Levantamento da Conab divulgado ontem confirmou que, após alguns solavancos nos últimos anos, a soja do Paraná voltará a ter a melhor produtividade do país nesta safra 2014/15, em torno de 3.328 mil quilos (55,5 sacas) por hectare. A produção total da oleaginosa está estimada em 17,3 milhões de toneladas, um recorde. “Algumas lavouras ainda precisam de chuva, principalmente no sul do Estado, mas o potencial é fantástico”, diz Rubin.
Em 2013/14, o outro extremo do Paraná foi o que mais sofreu. Uma estiagem prejudicou a produtividade da soja no norte do Estado, mas os agricultores já respiram mais aliviados. Osmar Fritsche, de Engenheiro Beltrão, chegou a enfrentar um período seco no plantio do ciclo atual, em outubro, e outro em janeiro, mas nada tão severo. “Espero uma média de 60 sacas por hectare, bem mais que as 45 sacas de 2013/14”, afirma.
Há regiões do Paraná, contudo, que formaram bolsões onde recuos de produtividade não estão descartados. “A tendência é de safra boa no geral, mas há problemas pontuais, como no oeste paranaense”, diz Alan Malinski, analista da Agroconsult. É o caso do município de Boa Esperança. O produtor Mário Ferreira de Souza chegava a escutar a chuva no município vizinho, Campo Mourão. “Mas aqui não caía uma gota”. Ele prevê que a colheita alcançará 64 sacas por hectare, ainda assim acima da estimativa média estadual.
Estendendo a análise do mapa produtivo da soja no país, o termômetro da tensão se aquece na medida em que se aproxima da região que abrange Goiás, noroeste de Minas, sul do Piauí e do Maranhão e oeste da Bahia. Nesta última, as chuvas em janeiro ficaram em 63 milímetros, quando o normal seria 178 mm, conforme a Agroconsult.
Para a primeira quinzena de fevereiro, a previsão é de 67 mm, também abaixo da média de 80 mm. Em muitas dessas áreas, as lavouras de soja ainda estão em fase de enchimento de grãos, período que requer bom nível de umidade (o que significa que os potenciais produtivos já foram afetados e seguem sob risco).
Em Mato Grosso, maior produtor nacional de soja, houve problemas com a falta de chuvas, mas a produtividade é boa até o momento. Com 17% da área colhida, o rendimento médio está em 52,4 sacas por hectare, próximo à média da última safra, segundo o Instituto Mato-grossense de Economia Agropecuária (Imea).
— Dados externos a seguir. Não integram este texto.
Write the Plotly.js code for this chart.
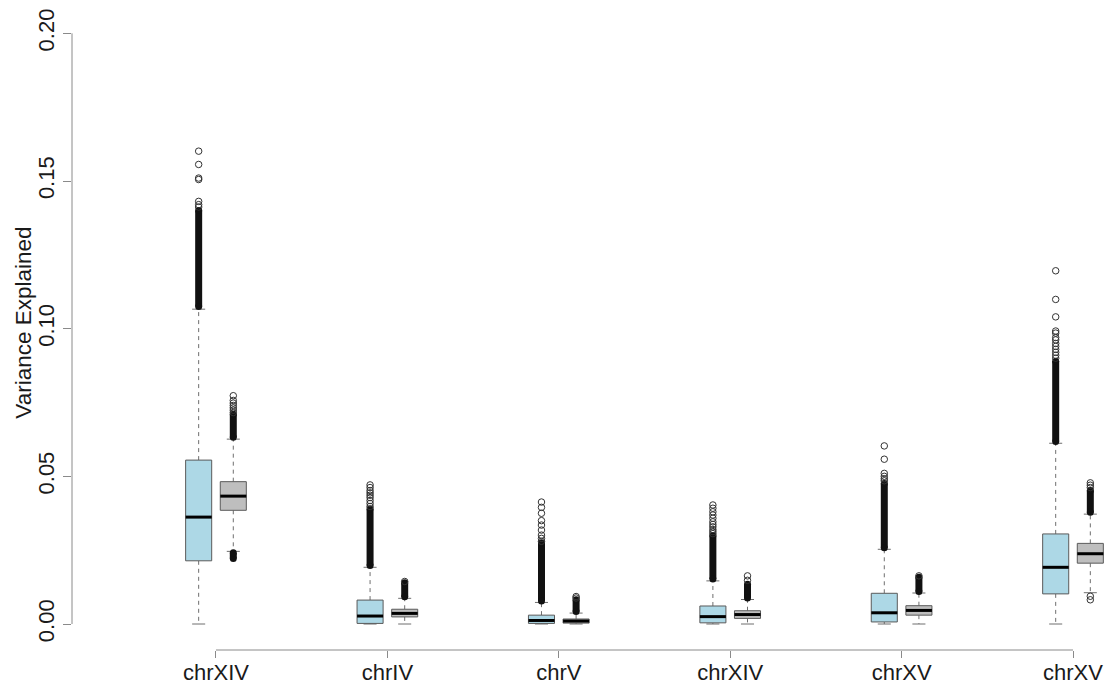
<!DOCTYPE html>
<html>
<head>
<meta charset="utf-8">
<script src="https://cdn.plot.ly/plotly-3.0.1.min.js"></script>
<style>
  html, body { margin: 0; padding: 0; background: #fff; }
  #chart { width: 1109px; height: 688px; }
</style>
</head>
<body>
<div id="chart"></div>
<script>
// Chromosome groups along the x axis
const groups = ['chrXIV', 'chrIV', 'chrV', 'chrXIV', 'chrXV', 'chrXV'];

// Light-blue series: box statistics per group
const blueLow    = [0, 0, 0, 0, 0, 0];
const blueQ1     = [0.0214, 0.0002, 0.0002, 0.0004, 0.0007, 0.0102];
const blueMedian = [0.0362, 0.0027, 0.0012, 0.0025, 0.0038, 0.0192];
const blueQ3     = [0.0555, 0.0081, 0.0030, 0.0061, 0.0104, 0.0305];
const blueHigh   = [0.1066, 0.0192, 0.0073, 0.0146, 0.0253, 0.0612];
// Runs of densely packed outliers ([from, to]) and isolated outliers
const blueDense = [
  [[0.1075, 0.1400]],
  [[0.0198, 0.0390]],
  [[0.0078, 0.0275]],
  [[0.0152, 0.0300]],
  [[0.0258, 0.0476]],
  [[0.0618, 0.0890]]
];
const blueSparse = [
  [0.1601, 0.1556, 0.1510, 0.1505, 0.1431, 0.1420, 0.1412],
  [0.0471, 0.0462, 0.0452, 0.0444, 0.0436, 0.0428, 0.0418, 0.0408, 0.0398],
  [0.0413, 0.0395, 0.0375, 0.0350, 0.0335, 0.0318, 0.0301, 0.0290, 0.0280],
  [0.0403, 0.0392, 0.0380, 0.0369, 0.0358, 0.0346, 0.0337, 0.0329, 0.0320, 0.0313, 0.0306],
  [0.0603, 0.0558, 0.0510, 0.0500, 0.0492, 0.0485],
  [0.1196, 0.1099, 0.1040, 0.0992, 0.0985, 0.0970, 0.0962, 0.0950, 0.0940, 0.0930, 0.0920, 0.0910, 0.0900]
];

// Gray series: box statistics per group
const grayLow    = [0.0246, 0, 0, 0, 0, 0.0106];
const grayQ1     = [0.0385, 0.0024, 0.0003, 0.0019, 0.0030, 0.0206];
const grayMedian = [0.0433, 0.0036, 0.0010, 0.0032, 0.0046, 0.0238];
const grayQ3     = [0.0482, 0.0050, 0.0017, 0.0045, 0.0062, 0.0273];
const grayHigh   = [0.0626, 0.0087, 0.0037, 0.0083, 0.0105, 0.0372];
const grayDense = [
  [[0.0632, 0.0710], [0.0222, 0.0241]],
  [[0.0092, 0.0140]],
  [[0.0042, 0.0082]],
  [[0.0088, 0.0135]],
  [[0.0110, 0.0158]],
  [[0.0378, 0.0452]]
];
const graySparse = [
  [0.0773, 0.0757, 0.0748, 0.0740, 0.0732, 0.0724, 0.0716],
  [0.0144],
  [0.0093, 0.0088],
  [0.0163, 0.0148],
  [0.0163],
  [0.0478, 0.0470, 0.0462, 0.0094, 0.0082]
];

const yTicks = [0, 0.05, 0.10, 0.15, 0.20];
const yTickText = ['0.00', '0.05', '0.10', '0.15', '0.20'];

// Drawing geometry (in x-axis units, one unit per group)
const OFFSET = 0.101;     // box centre offset from group centre
const HALF = 0.076;       // half box width
const CAP = 0.038;        // half staple width

function seriesTraces(offset, fill, low, q1, med, q3, high, dense, sparse) {
  const bx = [], by = [], mx = [], my = [], wx = [], wy = [], sx = [], sy = [];
  const dx = [], dy = [], ox = [], oy = [];
  groups.forEach((g, i) => {
    const c = i + 1 + offset;
    const l = c - HALF, r = c + HALF;
    bx.push(l, r, r, l, l, null); by.push(q1[i], q1[i], q3[i], q3[i], q1[i], null);
    mx.push(l, r, null); my.push(med[i], med[i], null);
    wx.push(c, c, null, c, c, null); wy.push(q3[i], high[i], null, q1[i], low[i], null);
    sx.push(c - CAP, c + CAP, null, c - CAP, c + CAP, null);
    sy.push(high[i], high[i], null, low[i], low[i], null);
    dense[i].forEach(run => { dx.push(c, c, null); dy.push(run[0], run[1], null); });
    sparse[i].forEach(v => { ox.push(c); oy.push(v); });
  });
  return [
    { x: wx, y: wy, mode: 'lines', line: { color: '#6e6e6e', width: 1, dash: '4px,4px' }, hoverinfo: 'skip' },
    { x: sx, y: sy, mode: 'lines', line: { color: '#6e6e6e', width: 1 }, hoverinfo: 'skip' },
    { x: bx, y: by, mode: 'lines', fill: 'toself', fillcolor: fill, line: { color: '#5a5a5a', width: 1 }, hoverinfo: 'skip' },
    { x: mx, y: my, mode: 'lines', line: { color: '#000', width: 3 }, hoverinfo: 'skip' },
    { x: dx, y: dy, mode: 'lines+markers', line: { color: '#111', width: 7 },
      marker: { color: '#111', size: 7 }, hoverinfo: 'skip' },
    { x: ox, y: oy, mode: 'markers', marker: { symbol: 'circle-open', color: '#333', size: 6.5, line: { width: 1 } }, hoverinfo: 'skip' }
  ];
}

const traces = [].concat(
  seriesTraces(-OFFSET, '#ADD8E6', blueLow, blueQ1, blueMedian, blueQ3, blueHigh, blueDense, blueSparse),
  seriesTraces(OFFSET, '#BEBEBE', grayLow, grayQ1, grayMedian, grayQ3, grayHigh, grayDense, graySparse)
);

const font = { family: 'Liberation Sans, Arial, sans-serif', color: '#1a1a1a', size: 22 };

const layout = {
  width: 1109, height: 688,
  margin: { l: 72, r: 0, t: 10, b: 38 },
  paper_bgcolor: '#fff', plot_bgcolor: '#fff',
  showlegend: false,
  font: font,
  xaxis: {
    range: [0.16, 6.21],
    tickvals: groups.map((g, i) => i + 1), ticktext: groups,
    ticks: 'outside', ticklen: 7, tickcolor: '#8a8a8a', tickwidth: 1,
    ticklabelstandoff: -4,
    showline: false, showgrid: false, zeroline: false,
    tickfont: { size: 22 }, fixedrange: true
  },
  yaxis: {
    range: [-0.0088, 0.2079],
    tickvals: yTicks, ticktext: yTickText, tickangle: -90,
    ticks: 'outside', ticklen: 8, tickcolor: '#8a8a8a', tickwidth: 1,
    ticklabelstandoff: 0,
    showline: false, showgrid: false, zeroline: false,
    tickfont: { size: 22 }, fixedrange: true
  },
  shapes: [
    // R-style axis lines spanning only the tick range
    { type: 'line', xref: 'paper', yref: 'y', x0: 0, x1: 0, y0: yTicks[0], y1: yTicks[yTicks.length - 1],
      line: { color: '#8a8a8a', width: 1 } },
    { type: 'line', xref: 'x', yref: 'paper', x0: 1, x1: groups.length, y0: 0, y1: 0,
      line: { color: '#8a8a8a', width: 1 } }
  ],
  annotations: [
    { text: 'Variance Explained', xref: 'paper', yref: 'y', x: 0, y: 0.1,
      xanchor: 'center', yanchor: 'middle', xshift: -48, yshift: 6, textangle: -90,
      showarrow: false, font: { size: 22.5 } }
  ]
};

Plotly.newPlot('chart', traces, layout, { staticPlot: true, displayModeBar: false });
</script>
</body>
</html>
No front de comercialização, os mato-grossenses já negociaram 49,9% da produção de soja a ser colhida, abaixo dos 61,9% do mesmo período do ano passado. No Paraná, o percentual é de 12%, ante 24% um ano atrás, nas contas do Deral. Ontem, o indicador Cepea/Esalq para a saca de 60 quilos de soja no Paraná estava na casa de R$ 60, quase 8% aquém do mesmo período de 2014.
Em termos de produção, parece que só algum grande fato novo será capaz de fazer os preços da soja mudarem de direção. “Mesmo com problemas climáticos, não haverá uma quebra tão grande”, estima Rubin. A Agroconsult projeta uma colheita de 93,9 milhões de toneladas da oleaginosa no país, um pouco menos do que a Conab (ver Conab e IBGE baixam previsões para produção nacional).
Para a safra 2015/16, a tendência é que a rentabilidade continue baixa, diz Rubin. “No Paraná as margens são mais folgadas [do que em Mato Grosso], mas também tendem a ficar mais apertadas”. E já há quem, como Alexandre Moreira, produtor de Luiziana (PR), tenha decidido não colocar a mão no bolso agora. “Investi R$ 600 mil em máquinas nas últimas três safras, mas parei este ano. Prefiro esperar, até para ver como fica a nossa política econômica”, afirma.